Narrow the data below down to the lines containing "this".
** Start **
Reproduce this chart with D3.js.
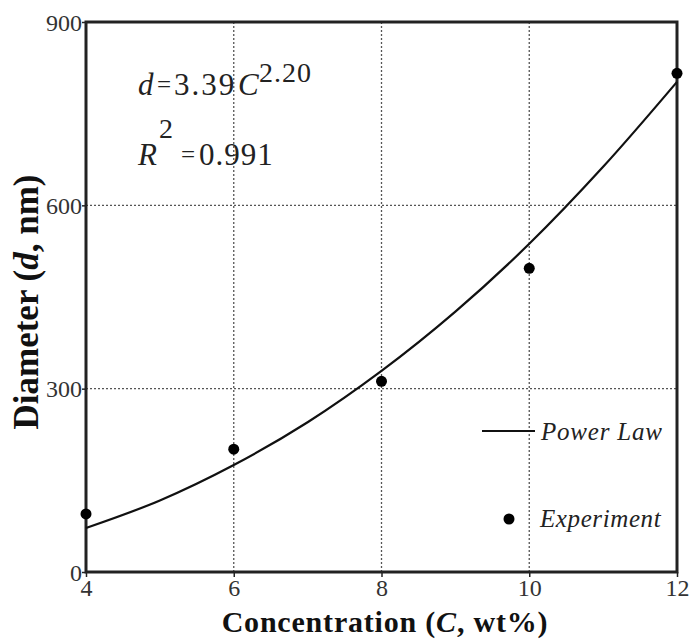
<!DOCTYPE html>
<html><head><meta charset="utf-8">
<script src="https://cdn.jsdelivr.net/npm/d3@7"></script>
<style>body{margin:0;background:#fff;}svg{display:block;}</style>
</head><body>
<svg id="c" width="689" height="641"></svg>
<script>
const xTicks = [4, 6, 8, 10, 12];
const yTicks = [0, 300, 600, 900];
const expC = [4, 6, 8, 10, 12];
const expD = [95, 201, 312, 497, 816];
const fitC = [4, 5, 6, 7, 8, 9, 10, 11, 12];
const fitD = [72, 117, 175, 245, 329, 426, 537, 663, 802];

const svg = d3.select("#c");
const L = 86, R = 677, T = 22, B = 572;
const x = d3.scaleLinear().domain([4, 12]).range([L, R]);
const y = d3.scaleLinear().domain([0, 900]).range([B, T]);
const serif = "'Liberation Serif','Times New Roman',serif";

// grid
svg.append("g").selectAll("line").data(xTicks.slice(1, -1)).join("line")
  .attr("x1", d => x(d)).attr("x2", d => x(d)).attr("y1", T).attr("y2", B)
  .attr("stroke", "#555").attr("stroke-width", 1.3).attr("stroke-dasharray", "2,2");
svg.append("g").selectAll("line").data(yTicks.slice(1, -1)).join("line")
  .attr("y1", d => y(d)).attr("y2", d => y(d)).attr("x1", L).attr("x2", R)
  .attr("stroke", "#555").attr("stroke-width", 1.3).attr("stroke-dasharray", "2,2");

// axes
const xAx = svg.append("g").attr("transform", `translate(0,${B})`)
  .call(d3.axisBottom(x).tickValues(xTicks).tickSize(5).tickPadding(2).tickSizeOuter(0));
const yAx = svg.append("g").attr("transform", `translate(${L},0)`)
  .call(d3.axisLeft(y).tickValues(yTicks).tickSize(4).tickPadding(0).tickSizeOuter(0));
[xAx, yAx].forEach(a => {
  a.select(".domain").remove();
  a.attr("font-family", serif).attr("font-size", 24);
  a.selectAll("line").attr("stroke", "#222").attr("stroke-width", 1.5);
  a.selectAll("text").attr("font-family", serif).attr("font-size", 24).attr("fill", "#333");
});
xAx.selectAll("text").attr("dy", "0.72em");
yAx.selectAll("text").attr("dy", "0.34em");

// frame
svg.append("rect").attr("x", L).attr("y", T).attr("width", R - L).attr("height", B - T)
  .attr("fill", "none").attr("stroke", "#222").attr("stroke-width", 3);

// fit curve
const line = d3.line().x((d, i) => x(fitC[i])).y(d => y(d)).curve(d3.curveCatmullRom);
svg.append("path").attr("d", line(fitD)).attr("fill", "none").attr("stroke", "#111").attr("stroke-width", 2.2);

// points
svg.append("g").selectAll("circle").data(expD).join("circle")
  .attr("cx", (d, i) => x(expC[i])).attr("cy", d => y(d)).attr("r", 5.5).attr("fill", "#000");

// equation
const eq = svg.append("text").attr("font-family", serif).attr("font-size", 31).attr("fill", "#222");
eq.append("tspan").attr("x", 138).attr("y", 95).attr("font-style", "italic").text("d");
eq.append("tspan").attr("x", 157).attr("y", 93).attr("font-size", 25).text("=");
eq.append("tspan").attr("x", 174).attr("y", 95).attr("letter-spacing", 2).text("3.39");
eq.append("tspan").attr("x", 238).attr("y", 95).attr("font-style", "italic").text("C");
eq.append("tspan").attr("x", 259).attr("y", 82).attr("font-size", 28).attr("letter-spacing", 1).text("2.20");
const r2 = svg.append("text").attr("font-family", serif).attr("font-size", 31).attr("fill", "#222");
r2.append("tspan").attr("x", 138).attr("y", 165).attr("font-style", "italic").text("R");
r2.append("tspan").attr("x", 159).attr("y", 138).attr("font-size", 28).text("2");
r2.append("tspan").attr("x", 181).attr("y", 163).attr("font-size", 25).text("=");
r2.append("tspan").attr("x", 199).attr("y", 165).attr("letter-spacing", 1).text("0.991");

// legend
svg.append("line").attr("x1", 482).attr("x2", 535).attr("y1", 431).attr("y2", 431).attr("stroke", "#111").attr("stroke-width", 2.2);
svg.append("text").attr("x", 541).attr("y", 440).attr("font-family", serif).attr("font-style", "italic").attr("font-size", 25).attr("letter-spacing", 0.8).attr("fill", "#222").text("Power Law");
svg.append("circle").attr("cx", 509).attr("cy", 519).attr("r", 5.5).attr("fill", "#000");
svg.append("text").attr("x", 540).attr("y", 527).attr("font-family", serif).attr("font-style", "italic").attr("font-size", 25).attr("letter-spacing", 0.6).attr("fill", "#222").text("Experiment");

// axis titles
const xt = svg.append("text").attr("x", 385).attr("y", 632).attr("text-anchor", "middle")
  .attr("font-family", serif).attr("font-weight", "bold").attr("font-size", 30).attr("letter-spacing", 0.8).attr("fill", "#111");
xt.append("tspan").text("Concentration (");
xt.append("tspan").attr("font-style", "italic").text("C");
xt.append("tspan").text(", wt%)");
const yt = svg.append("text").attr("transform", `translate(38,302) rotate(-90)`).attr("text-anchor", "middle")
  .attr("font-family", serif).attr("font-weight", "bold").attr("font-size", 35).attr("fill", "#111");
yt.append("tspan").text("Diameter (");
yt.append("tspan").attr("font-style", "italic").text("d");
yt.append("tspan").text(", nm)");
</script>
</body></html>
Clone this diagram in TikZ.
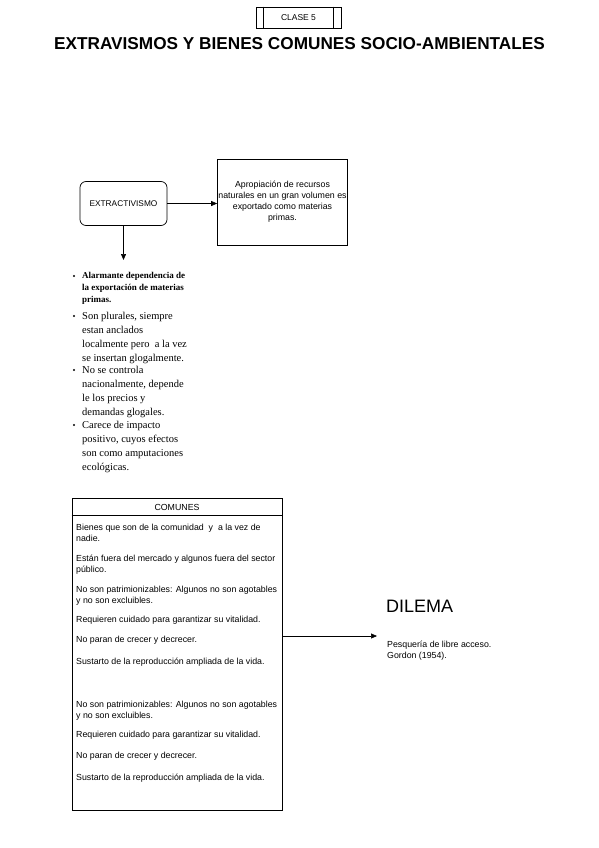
** End **
RESULT OF THE EXERCISE:
Reproduce this chart with D3.js.
Clone this diagram in TikZ.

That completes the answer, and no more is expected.